- The paper introduces Distributed GraphLab to address MapReduce limitations in iterative, asynchronous MLDM tasks.
- It employs asynchronous pipelined locking and Chandy-Lamport based fault tolerance to achieve high performance on large-scale deployments.
- The framework demonstrates significant speedup and efficiency in real-world applications such as collaborative filtering, video co-segmentation, and named entity recognition.
Overview of Distributed GraphLab: A Framework for Machine Learning and Data Mining in the Cloud
The paper "Distributed GraphLab: A Framework for Machine Learning and Data Mining in the Cloud" addresses the limitations of existing large-scale data processing frameworks like MapReduce when applied to many machine learning and data mining (MLDM) algorithms. The authors introduce a distributed version of the GraphLab framework, originally designed for shared-memory settings, and extend it to handle distributed environments effectively. This extension aims to provide strong data consistency guarantees while achieving high parallel performance.
Problem Addressed
The exponential growth in data scale and algorithmic sophistication in MLDM poses a significant challenge for traditional data-parallel frameworks. Algorithms often require iterative, asynchronous, and dynamic computations, which are not efficiently supported by models such as MapReduce. These frameworks tend to introduce inefficiencies, particularly in handling computational dependencies and requiring synchronous operations that can lead to performance bottlenecks. The paper seeks to bridge this gap by offering an abstraction through Distributed GraphLab that caters specifically to the needs of MLDM.
Contributions and Techniques
The key contributions of the paper are as follows:
- Graph-Based Extensions to Pipelined Locking: The framework introduces mechanisms to handle network latency effectively, ensuring the scalability and efficiency of distributed computations. Distributed GraphLab incorporates asynchronous pipelined locking to reduce the impact of latency, allowing dynamically prioritized execution.
- Fault Tolerance: Building on the Chandy-Lamport snapshot algorithm, the authors implement a fault-tolerance mechanism that integrates seamlessly within the GraphLab framework. This approach ensures that the system can recover from failures while maintaining consistency.

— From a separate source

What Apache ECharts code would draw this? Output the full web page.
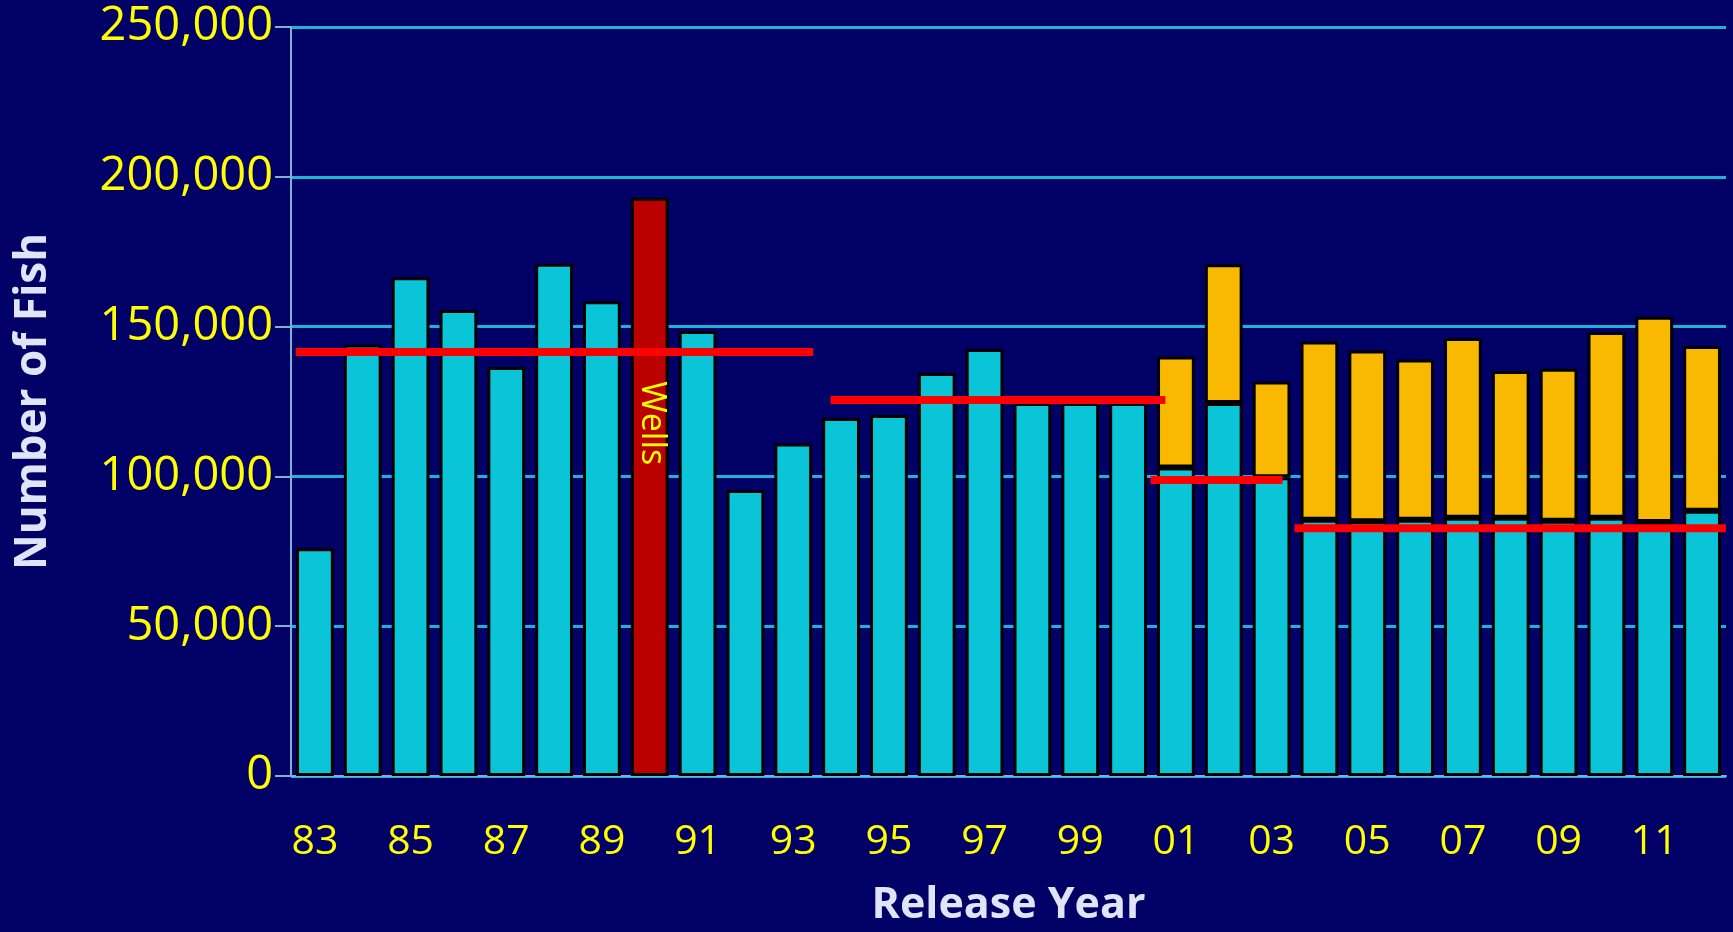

- Performance Evaluation: The paper presents a comprehensive performance evaluation of Distributed GraphLab on a large-scale Amazon EC2 deployment. The results demonstrate 1-2 orders of magnitude improvement in performance over Hadoop-based implementations for comparable tasks.
- Applications: The framework is validated using three state-of-the-art MLDM algorithms: collaborative filtering for the NetFlix movie recommendation task, Video Co-segmentation, and Named Entity Recognition. Across all these applications, Distributed GraphLab shows significant performance benefits.

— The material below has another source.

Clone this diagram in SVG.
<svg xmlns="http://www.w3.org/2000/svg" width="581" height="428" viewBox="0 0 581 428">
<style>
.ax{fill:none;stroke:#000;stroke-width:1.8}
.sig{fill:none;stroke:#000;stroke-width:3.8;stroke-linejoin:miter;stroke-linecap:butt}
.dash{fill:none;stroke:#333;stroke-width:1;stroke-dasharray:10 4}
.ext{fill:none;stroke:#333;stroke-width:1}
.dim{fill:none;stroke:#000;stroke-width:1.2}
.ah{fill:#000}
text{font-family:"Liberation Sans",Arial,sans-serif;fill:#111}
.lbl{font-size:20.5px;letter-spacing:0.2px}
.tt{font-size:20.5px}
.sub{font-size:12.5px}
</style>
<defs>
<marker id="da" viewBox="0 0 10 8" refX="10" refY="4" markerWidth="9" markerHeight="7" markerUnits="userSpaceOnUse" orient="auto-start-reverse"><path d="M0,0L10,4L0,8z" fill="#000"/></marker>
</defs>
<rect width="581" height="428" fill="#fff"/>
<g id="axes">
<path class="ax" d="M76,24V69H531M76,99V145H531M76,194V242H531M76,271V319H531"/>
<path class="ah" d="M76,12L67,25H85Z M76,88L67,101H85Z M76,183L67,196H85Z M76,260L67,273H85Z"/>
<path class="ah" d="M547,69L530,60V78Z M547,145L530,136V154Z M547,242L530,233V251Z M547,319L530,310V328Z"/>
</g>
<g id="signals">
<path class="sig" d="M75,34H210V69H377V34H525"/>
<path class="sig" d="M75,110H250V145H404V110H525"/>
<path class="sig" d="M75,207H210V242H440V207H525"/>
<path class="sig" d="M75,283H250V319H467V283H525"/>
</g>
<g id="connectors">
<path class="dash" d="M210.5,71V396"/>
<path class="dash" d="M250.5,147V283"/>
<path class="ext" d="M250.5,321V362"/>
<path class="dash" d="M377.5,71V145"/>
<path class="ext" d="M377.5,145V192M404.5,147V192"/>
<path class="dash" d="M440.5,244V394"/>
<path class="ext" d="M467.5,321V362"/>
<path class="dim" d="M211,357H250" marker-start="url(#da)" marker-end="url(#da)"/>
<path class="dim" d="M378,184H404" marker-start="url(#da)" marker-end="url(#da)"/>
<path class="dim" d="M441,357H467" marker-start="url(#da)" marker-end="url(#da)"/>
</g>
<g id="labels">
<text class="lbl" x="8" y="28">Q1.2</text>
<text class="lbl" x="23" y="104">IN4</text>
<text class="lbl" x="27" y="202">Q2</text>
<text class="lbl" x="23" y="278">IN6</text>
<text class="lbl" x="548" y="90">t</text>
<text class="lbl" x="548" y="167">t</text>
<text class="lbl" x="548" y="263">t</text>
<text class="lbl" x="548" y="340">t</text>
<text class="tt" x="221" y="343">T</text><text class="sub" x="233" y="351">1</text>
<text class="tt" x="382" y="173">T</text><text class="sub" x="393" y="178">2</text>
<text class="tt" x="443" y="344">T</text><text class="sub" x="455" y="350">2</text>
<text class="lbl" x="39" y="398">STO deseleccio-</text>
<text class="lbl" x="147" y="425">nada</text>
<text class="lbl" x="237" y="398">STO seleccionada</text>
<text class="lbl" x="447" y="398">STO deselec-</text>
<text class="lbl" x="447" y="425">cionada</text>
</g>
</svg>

Methodological Advancements
The paper details several innovative methodological advancements:
- Distributed Data Graph Construction: The data graph is initially over-partitioned into numerous parts, called atoms, which are then balanced over the cluster. This design supports efficient load distribution and graph ingress across varying cluster sizes, making it highly adaptable to different scales of deployment.
- Distributed Execution Models: Two execution engines are proposed:
- Chromatic Engine: This engine uses vertex coloring to facilitate partially synchronous execution while ensuring consistency. It optimizes the execution order to minimize communication barriers.

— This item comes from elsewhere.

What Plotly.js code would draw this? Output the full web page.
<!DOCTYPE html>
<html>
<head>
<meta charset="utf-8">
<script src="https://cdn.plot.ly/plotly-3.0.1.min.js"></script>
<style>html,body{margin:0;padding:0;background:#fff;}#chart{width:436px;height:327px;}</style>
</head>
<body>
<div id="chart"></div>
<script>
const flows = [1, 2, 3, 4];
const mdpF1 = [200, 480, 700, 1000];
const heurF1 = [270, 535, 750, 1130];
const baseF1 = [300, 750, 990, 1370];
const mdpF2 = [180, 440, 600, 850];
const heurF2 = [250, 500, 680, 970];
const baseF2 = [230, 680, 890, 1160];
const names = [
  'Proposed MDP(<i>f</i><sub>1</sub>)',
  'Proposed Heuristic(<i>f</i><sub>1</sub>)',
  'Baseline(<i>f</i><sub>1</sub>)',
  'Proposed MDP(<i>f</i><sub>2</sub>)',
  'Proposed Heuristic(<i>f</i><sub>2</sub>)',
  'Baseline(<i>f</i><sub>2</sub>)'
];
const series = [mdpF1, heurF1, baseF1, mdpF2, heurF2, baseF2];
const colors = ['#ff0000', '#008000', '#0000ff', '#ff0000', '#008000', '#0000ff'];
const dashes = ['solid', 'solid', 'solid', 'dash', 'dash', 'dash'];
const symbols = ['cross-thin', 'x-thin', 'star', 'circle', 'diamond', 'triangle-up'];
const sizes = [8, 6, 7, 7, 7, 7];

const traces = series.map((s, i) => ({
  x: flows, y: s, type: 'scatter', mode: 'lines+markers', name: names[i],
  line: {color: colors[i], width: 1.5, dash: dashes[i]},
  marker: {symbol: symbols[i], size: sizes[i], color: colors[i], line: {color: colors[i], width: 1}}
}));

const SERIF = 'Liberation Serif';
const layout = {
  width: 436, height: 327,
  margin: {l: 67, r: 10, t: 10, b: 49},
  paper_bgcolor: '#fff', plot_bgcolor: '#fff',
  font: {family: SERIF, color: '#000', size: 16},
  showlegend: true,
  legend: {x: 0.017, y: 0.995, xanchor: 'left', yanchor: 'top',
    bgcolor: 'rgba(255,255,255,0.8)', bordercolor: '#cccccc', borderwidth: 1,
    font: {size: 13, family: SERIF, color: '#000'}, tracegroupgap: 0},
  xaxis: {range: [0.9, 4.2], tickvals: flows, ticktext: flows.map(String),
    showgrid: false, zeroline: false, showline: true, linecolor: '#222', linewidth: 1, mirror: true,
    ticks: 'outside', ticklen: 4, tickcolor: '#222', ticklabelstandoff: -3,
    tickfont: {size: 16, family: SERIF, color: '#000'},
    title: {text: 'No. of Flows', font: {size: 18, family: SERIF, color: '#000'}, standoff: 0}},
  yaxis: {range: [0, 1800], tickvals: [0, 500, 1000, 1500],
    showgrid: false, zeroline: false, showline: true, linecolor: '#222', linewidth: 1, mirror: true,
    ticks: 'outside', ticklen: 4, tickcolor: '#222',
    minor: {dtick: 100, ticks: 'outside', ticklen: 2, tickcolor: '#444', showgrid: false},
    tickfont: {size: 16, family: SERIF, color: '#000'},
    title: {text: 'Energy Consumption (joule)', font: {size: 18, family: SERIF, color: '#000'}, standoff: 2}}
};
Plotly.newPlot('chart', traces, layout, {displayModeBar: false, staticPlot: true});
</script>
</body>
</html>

- Locking Engine: A fully asynchronous engine that supports dynamic prioritization of vertices using a pipelined locking scheme. This engine is particularly suited to applications requiring fine-grained dynamic computation.
- Consistency Models: To retain serializability in the distributed context, different consistency models are introduced:
- Full Consistency: Ensuring no scopes overlap during execution.
- Edge Consistency: Allowing read access to adjacent vertices while restricting write access.
- Vertex Consistency: Maximizing parallelism by minimizing constraints on data access.
Results and Implications
The framework's evaluation on real-world problems illustrates its efficacy in handling large and complex MLDM tasks more efficiently than existing solutions like Hadoop and MPI implementations. The experiments reveal several insights:
- Speedup and Scalability: The applications demonstrate substantial speedup as the number of machines increases, indicating effective parallelism and load balancing.
- Communication Efficiency: The use of asynchronous pipelined locking and optimized data sync strategies significantly mitigates network latency issues, enhancing overall performance.
- Dynamic Computation Benefits: By supporting dynamic and asynchronous updates, Distributed GraphLab enables faster convergence in algorithms such as iterative collaborative filtering and belief propagation, which are crucial for real-time data mining and machine learning tasks.
Future Directions
The implications of this research are both practical and theoretical. Practically, it enables more efficient parallel processing of MLDM tasks in cloud environments, reducing computational costs and time. Theoretically, it paves the way for further exploration into distributed graph-parallel systems, particularly focusing on enhancing fault tolerance, optimizing communication protocols, and extending support to dynamically evolving graphs.
In summary, Distributed GraphLab represents a significant step toward enabling efficient and scalable MLDM in distributed environments, addressing the critical needs of modern data-intensive applications. Further research and development based on this framework could lead to even more robust and powerful tools for large-scale data analysis.